- Years active: 1990-present
- Location: Botswana
- Major figures: Coexʼae Qgam
- Influenced: !Xun and Khwe Art Project; Ekoka Art Group;

= Contemporary San art =

Art movement in Botswana and South Africa

Contemporary San art, also known as contemporary Bushman art, is an artistic movement that emerged in Botswana in the early 1990s. The first contemporary San art workshop was the Kuru Art Project, created in 1990 as part of the activities of the Kuru Development Trust, a local NGO providing development aid to the San people of the Ghanzi district.
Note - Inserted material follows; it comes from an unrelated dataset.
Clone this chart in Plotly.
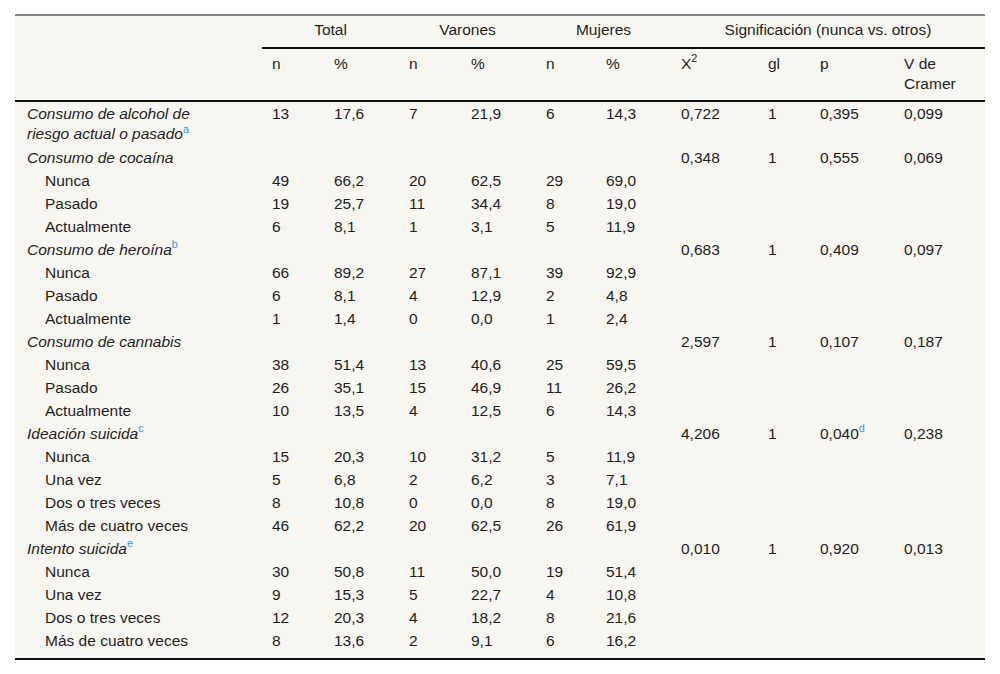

The paintings and engravings created through the Kuru Art Project quickly gained recognition in Southern Africa, and later in Europe, from 1993 onward. Several artists have received prestigious awards. In 1991, Dada Coexʼae Qgam and Thamae Setshogo were honored at the Artists in Botswana competition. More recently, in 2011, 2013, 2014, and 2017, artist Thamae Kaashe won first prize in the printmaking category at the National Arts Competition in Botswana, as well as the Best Artist of the Year award in 2013.

The success of this initiative led to the creation of similar projects in South Africa and Namibia. In 1993, the !Xun and Khwe Art Project was established in Schmidtsdrift, Northern Cape, South Africa. In 1999, the South African San Institute organized art workshops in Welkom, Northern Cape, with a group of ≠Khomani artists. Between 2002 and 2007, the Ekoka Art Group emerged in the Ohangwena region of Namibia, working with Ju/’hoansi and !Kung artists. However, these last two initiatives were never institutionalized as permanent art centers.

Several researchers have examined the relationship between this contemporary art and the region's rock engravings and paintings, which are generally attributed to the San. Studies have shown that there is no direct link between present-day creations and ancient rock art. However, a multifaceted dialogue has emerged between these two artistic forms due to their coexistence in the contemporary landscape.